Costly Mistakes Too Much for Nats to Overcome
Tigers 9, Nationals 8

By Barry Svrluga
Washington Post Staff Writer
Tuesday, June 19, 2007

The highlights will show the Washington Nationals' gallant comeback in the ninth inning, an onslaught that featured Cristian Guzman's two-run triple, Felipe Lopez's run-scoring single and a Detroit Tigers lead that at one point had been eight runs but, with RFK Stadium shaking a bit, was whittled all the way to one.

In the end, that same reel of highlights will show Tigers closer Todd Jones retiring, with the tying run in scoring position, Dmitri Young on a strikeout, Austin Kearns on a fielder's choice and pinch hitter Ronnie Belliard on a grounder to short, the final out in a harrowing 9-8 loss for the Nationals that left them able to, legitimately, talk about how they don't seem to lay down for anyone.

"It's always, 'We can do it,' " Manager Manny Acta said of his team's attitude when it gathered in the dugout for the bottom of the ninth trailing by four runs. "That's why they are where they're at. They've earned the respect of a lot of teams because of that. These guys, they haven't rolled over once yet."

But Acta and his team left RFK on a sweltering night knowing that such a tremendous comeback should not have been necessary. Baseball talk is littered with cliches that crop up at any point in a season. Last night, the Nationals re-learned a lesson they already know, that every out is valuable and every single play -- even in what appears to be a blowout -- can matter by the time the showers are on and the highlights are rolling.

The list of transgressions from last night include a pair of misplays in the outfield -- the first from center fielder Nook Logan, the second from left fielder Ryan Church. They include a too-close-to-call play at the plate in which Detroit shortstop Carlos Guillen -- who went 3 for 4 with a homer and three RBI -- was called safe on a sacrifice fly. In Acta's mind, though, the play shouldn't have been that close, because Church should have set himself up to make a better throw to catcher Brian Schneider, who had to range well to his right to run it down. Offensively, the Nationals had a runner on third with less than two out in the second and failed to score.

Tiny moments that, as Acta said, "don't show up on the scoreboard" and will be overshadowed by the comeback. But each was meaningful. And each, had it gone the other way, might have changed the outcome.

"Every little thing," Schneider said. "If anything, it teaches everybody a lesson. You look at that last situation, last inning, we had a chance to win the ballgame, Ronnie Belliard, yada yada yada. But that's not what the game comes down to. The game starts in the very first inning, and we had chances to score, we had other things going on. That's why not one play decides a ballgame."

One pitcher, however, nearly did. Nationals left-hander Matt Chico had posted a 2.74 ERA in his last four starts and had adjusted to his rookie season and inheriting the role as an injury-plagued staff's workhorse. But Detroit's stout lineup hammered Chico for eight runs in four-plus innings, his worst outing in the majors.
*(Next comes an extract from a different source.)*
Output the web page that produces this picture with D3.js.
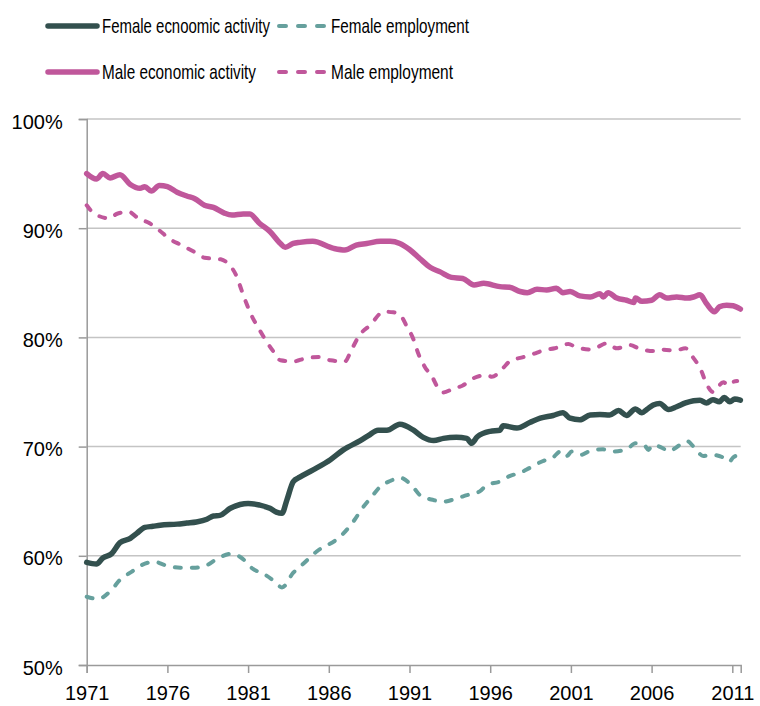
<!DOCTYPE html>
<html>
<head>
<meta charset="utf-8">
<script src="https://cdn.jsdelivr.net/npm/d3@7"></script>
<style>
  body { margin: 0; background: #fff; }
  svg text { font-family: "Liberation Sans", Arial, sans-serif; fill: #000; }
</style>
</head>
<body>
<div id="chart"></div>
<script>
// series (year, percent)
var femActYears = [1971.0, 1971.6, 1972.0, 1972.55, 1973.06, 1973.7, 1974.1, 1974.6, 1975.1, 1975.55, 1976.6, 1977.2, 1977.8, 1978.45, 1978.85, 1979.25, 1979.9, 1980.5, 1981.0, 1981.7, 1982.35, 1982.75, 1983.1, 1983.4, 1983.8, 1984.2, 1985.0, 1986.1, 1986.9, 1987.95, 1988.45, 1989.05, 1989.6, 1990.4, 1991.25, 1991.85, 1992.5, 1993.1, 1993.9, 1994.55, 1994.85, 1995.2, 1996.0, 1996.6, 1996.8, 1997.65, 1998.45, 1999.1, 1999.9, 2000.5, 2000.95, 2001.55, 2002.2, 2002.8, 2003.4, 2003.95, 2004.45, 2005.0, 2005.4, 2005.7, 2006.1, 2006.5, 2007.05, 2007.55, 2008.1, 2008.6, 2009.0, 2009.4, 2009.8, 2010.2, 2010.5, 2010.85, 2011.15, 2011.5];
var femActValues = [59.4, 59.25, 59.8, 60.2, 61.2, 61.6, 62.05, 62.6, 62.7, 62.8, 62.9, 63.0, 63.1, 63.35, 63.65, 63.7, 64.35, 64.7, 64.8, 64.65, 64.35, 64.0, 63.9, 65.1, 66.8, 67.2, 67.85, 68.8, 69.7, 70.55, 71.0, 71.5, 71.5, 72.05, 71.5, 70.85, 70.55, 70.75, 70.85, 70.75, 70.3, 70.9, 71.4, 71.5, 71.9, 71.7, 72.2, 72.6, 72.85, 73.1, 72.6, 72.45, 72.9, 72.95, 72.9, 73.3, 72.85, 73.45, 73.1, 73.4, 73.8, 73.95, 73.4, 73.65, 74.0, 74.2, 74.25, 74.0, 74.3, 74.1, 74.5, 74.1, 74.35, 74.25];

var femEmpYears = [1971.0, 1971.7, 1972.55, 1973.06, 1973.8, 1974.4, 1975.2, 1975.85, 1976.8, 1977.6, 1978.45, 1979.05, 1980.0, 1980.6, 1981.3, 1981.95, 1982.65, 1983.1, 1983.8, 1984.4, 1985.25, 1986.7, 1987.6, 1988.0, 1988.65, 1989.2, 1989.8, 1990.4, 1991.25, 1991.65, 1992.5, 1993.1, 1993.9, 1994.55, 1995.35, 1995.8, 1996.6, 1997.2, 1997.85, 1998.45, 1999.3, 1999.8, 2000.4, 2000.75, 2001.05, 2001.65, 2002.1, 2003.0, 2003.55, 2004.45, 2005.0, 2005.6, 2005.8, 2006.05, 2006.7, 2007.05, 2007.35, 2008.2, 2008.6, 2009.2, 2009.75, 2010.55, 2010.8, 2011.05, 2011.3];
var femEmpValues = [56.25, 56.05, 56.9, 57.8, 58.55, 59.15, 59.45, 59.15, 58.9, 58.9, 59.15, 59.7, 60.2, 59.8, 58.8, 58.35, 57.65, 57.1, 58.45, 59.25, 60.4, 61.75, 63.3, 64.2, 65.4, 66.35, 66.85, 67.15, 66.25, 65.55, 65.1, 64.95, 65.25, 65.55, 65.9, 66.5, 66.8, 67.3, 67.6, 68.05, 68.7, 68.9, 69.6, 69.15, 69.55, 69.25, 69.55, 69.75, 69.55, 69.75, 70.3, 70.05, 69.7, 70.15, 69.85, 69.55, 69.75, 70.5, 70.0, 69.15, 69.25, 68.9, 68.6, 69.0, 69.2];

var maleActYears = [1971.0, 1971.6, 1972.0, 1972.45, 1973.06, 1973.7, 1974.3, 1974.6, 1975.0, 1975.5, 1976.0, 1976.6, 1977.2, 1977.7, 1978.3, 1978.85, 1979.5, 1980.0, 1980.7, 1981.1, 1981.7, 1982.35, 1983.0, 1983.3, 1983.8, 1984.2, 1985.0, 1986.3, 1987.0, 1987.7, 1988.35, 1989.2, 1989.8, 1990.4, 1991.0, 1991.65, 1992.3, 1992.9, 1993.6, 1994.3, 1995.0, 1995.6, 1996.6, 1997.2, 1997.85, 1998.3, 1998.9, 1999.5, 2000.1, 2000.5, 2000.95, 2001.55, 2002.2, 2002.8, 2003.0, 2003.3, 2003.85, 2004.45, 2004.9, 2005.0, 2005.4, 2006.0, 2006.5, 2006.95, 2007.55, 2008.2, 2008.6, 2009.0, 2009.4, 2009.9, 2010.2, 2010.65, 2011.05, 2011.5];
var maleActValues = [95.0, 94.5, 95.0, 94.6, 94.9, 94.0, 93.65, 93.8, 93.4, 93.9, 93.8, 93.3, 92.95, 92.7, 92.1, 91.9, 91.4, 91.2, 91.3, 91.3, 90.45, 89.7, 88.6, 88.25, 88.6, 88.7, 88.8, 88.15, 88.0, 88.45, 88.6, 88.8, 88.8, 88.6, 88.05, 87.2, 86.4, 86.0, 85.5, 85.4, 84.8, 84.95, 84.65, 84.6, 84.2, 84.1, 84.4, 84.35, 84.5, 84.1, 84.2, 83.8, 83.7, 84.0, 83.7, 84.1, 83.6, 83.4, 83.2, 83.6, 83.3, 83.4, 83.9, 83.6, 83.7, 83.6, 83.7, 83.9, 83.1, 82.35, 82.8, 82.95, 82.9, 82.6];

var maleEmpYears = [1971.0, 1971.5, 1972.45, 1972.85, 1973.6, 1974.2, 1974.9, 1975.5, 1976.15, 1976.8, 1977.7, 1978.3, 1979.3, 1979.8, 1980.3, 1980.6, 1980.9, 1981.2, 1981.7, 1982.15, 1982.65, 1983.0, 1983.8, 1984.6, 1985.45, 1986.1, 1987.0, 1987.4, 1987.9, 1988.55, 1989.4, 1990.0, 1990.5, 1990.8, 1991.25, 1991.55, 1991.95, 1992.4, 1992.8, 1993.1, 1993.7, 1994.3, 1994.95, 1995.8, 1996.1, 1996.8, 1997.2, 1998.05, 1998.6, 1999.4, 2000.0, 2000.85, 2001.25, 2002.2, 2002.7, 2003.2, 2003.85, 2004.65, 2005.2, 2006.1, 2006.4, 2007.45, 2008.1, 2008.6, 2009.0, 2009.45, 2009.8, 2010.45, 2010.75, 2011.0, 2011.3];
var maleEmpValues = [92.1, 91.3, 90.9, 91.3, 91.5, 90.9, 90.45, 89.8, 89.0, 88.5, 87.8, 87.3, 87.15, 86.7, 85.55, 84.3, 83.1, 82.05, 80.7, 79.6, 78.55, 77.9, 77.8, 78.1, 78.2, 77.9, 77.8, 78.85, 80.2, 81.1, 82.35, 82.3, 81.9, 81.1, 79.8, 78.5, 77.3, 76.4, 75.3, 74.95, 75.3, 75.6, 76.25, 76.55, 76.4, 77.2, 77.8, 78.2, 78.45, 78.85, 79.0, 79.4, 79.15, 78.9, 79.15, 79.45, 79.0, 79.3, 79.0, 78.75, 78.9, 78.8, 79.0, 78.1, 77.2, 75.6, 75.0, 75.9, 75.6, 75.9, 76.0];

var yTicks = [50, 60, 70, 80, 90, 100];
var xTicks = [1971, 1976, 1981, 1986, 1991, 1996, 2001, 2006, 2011];

var seriesNames = ["Female ecnoomic activity", "Female employment", "Male economic activity", "Male employment"];

// size setup
var width = 760, height = 706;
var plot = {left: 86.7, right: 740.7, top: 119, bottom: 665};

var svg = d3.select("#chart").append("svg")
    .attr("width", width)
    .attr("height", height);

var xScale = d3.scaleLinear().domain([1971, 2011.52]).range([plot.left, plot.right]);
var yScale = d3.scaleLinear().domain([50, 100]).range([plot.bottom, plot.top]);

// gridlines
svg.append("g").selectAll("line")
    .data(yTicks.filter(function(d){ return d > 50; }))
    .enter().append("line")
    .attr("x1", plot.left).attr("x2", plot.right)
    .attr("y1", function(d){ return yScale(d); })
    .attr("y2", function(d){ return yScale(d); })
    .style("stroke", "#c4c4c4")
    .style("stroke-width", 1.5);

// axes
var yAxis = d3.axisLeft(yScale).tickValues(yTicks)
    .tickFormat(function(d){ return d + "%"; })
    .tickSize(8).tickPadding(16);
var xAxis = d3.axisBottom(xScale).tickValues(xTicks)
    .tickFormat(d3.format("d"))
    .tickSize(8).tickPadding(6);

var axY = svg.append("g")
    .attr("transform", "translate(" + plot.left + ",0)")
    .call(yAxis);
var axX = svg.append("g")
    .attr("transform", "translate(0," + plot.bottom + ")")
    .call(xAxis);

[axX, axY].forEach(function(ax){
    ax.select(".domain").style("stroke", "#9a9a9a").style("stroke-width", 1.5);
    ax.selectAll(".tick line").style("stroke", "#9a9a9a").style("stroke-width", 1.5);
    ax.selectAll("text").style("font-size", "20px").style("fill", "#000")
      .style("font-family", "'Liberation Sans', Arial, sans-serif");
});
axX.selectAll("text").attr("y", 35).attr("dy", 0);
axY.selectAll("text").attr("dy", "0.45em");

// lines
var line = d3.line()
    .x(function(d){ return xScale(d[0]); })
    .y(function(d){ return yScale(d[1]); })
    .curve(d3.curveMonotoneX);

function pairs(ys, vs){ return ys.map(function(y, i){ return [y, vs[i]]; }); }

var series = [
    {name: seriesNames[0], data: pairs(femActYears, femActValues), color: "#33504e", dash: null},
    {name: seriesNames[1], data: pairs(femEmpYears, femEmpValues), color: "#66a09d", dash: "6,11"},
    {name: seriesNames[2], data: pairs(maleActYears, maleActValues), color: "#c0579b", dash: null},
    {name: seriesNames[3], data: pairs(maleEmpYears, maleEmpValues), color: "#c0579b", dash: "6,11"}
];

svg.append("g").selectAll("path")
    .data(series)
    .enter().append("path")
    .attr("d", function(d){ return line(d.data); })
    .style("fill", "none")
    .style("stroke", function(d){ return d.color; })
    .style("stroke-width", function(d){ return d.dash ? 4 : 5.5; })
    .style("stroke-dasharray", function(d){ return d.dash; })
    .style("stroke-linecap", "round")
    .style("stroke-linejoin", "round");

// legend
var legPos = [{x: 48, y: 26}, {x: 277, y: 26}, {x: 48, y: 72}, {x: 277, y: 72}];
var legTextLen = [168, 138, 154, 122];
var leg = svg.append("g").selectAll("g")
    .data(series)
    .enter().append("g")
    .attr("transform", function(d, i){ return "translate(" + legPos[i].x + "," + legPos[i].y + ")"; });

leg.append("line")
    .attr("x1", function(d){ return d.dash ? 2 : 0; })
    .attr("x2", function(d){ return d.dash ? 48 : 49; })
    .style("stroke", function(d){ return d.color; })
    .style("stroke-width", function(d){ return d.dash ? 4 : 5.5; })
    .style("stroke-dasharray", function(d){ return d.dash ? "7,12" : null; })
    .style("stroke-linecap", "round");

leg.append("text")
    .attr("x", 54)
    .attr("dy", "0.35em")
    .attr("textLength", function(d, i){ return legTextLen[i]; })
    .attr("lengthAdjust", "spacingAndGlyphs")
    .style("font-size", "21px")
    .text(function(d){ return d.name; });
</script>
</body>
</html>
"It wasn't his night," Schneider said, and Chico blamed an inability to locate his breaking pitches.

Included in building a 9-1 deficit, though, were some of those plays that had Acta thinking afterward. With two men on in the second, Marcus Thames hit a bloop off the end of his bat to shallow right-center. Logan inexplicably broke back to the wall.

"I just froze," Logan said, and the ball fell for an RBI single. It set up the sacrifice fly on which Church made, as he said, "just a bad throw."

In the fifth, the inning the Tigers blew it open, Church raced to try to catch a high fly hit by Curtis Granderson. "Out of control," was how Church described himself when he arrived near the wall. He dropped it in foul ground, Granderson ended up walking, and the Tigers' six-run fifth had life.

"You realize how important every little thing is," right fielder Austin Kearns said.

Particularly the way it ended. The Nationals got four in the sixth to chase Detroit starter Mike Maroth and close to 9-5. Even in that inning, they had the bases loaded with nobody out and scored just one more run.

And in the ninth, when Jones came in, they hammered him from the start. Guzman's triple made it 9-7, Lopez's single 9-8, and there was still nobody out. "It gets exciting," said third baseman Ryan Zimmerman, who singled to extend the rally.

The big at-bat, though, was likely Young's. The former Tiger has been as hot as any hitter in baseball, and he already had two hits. He fouled off four pitches from Jones, but the fifth one got by him for strike three.

Kearns was next, and he hit the first pitch to the right side, which first baseman Sean Casey turned into a force on Zimmerman at second.

So it came to Belliard. "I got good wood on it," he said, but he hit it at Guillen in the hole. It was the last little play on a night filled with them, punctuated by a comeback that fell short -- but might not have been necessary with better baseball early on.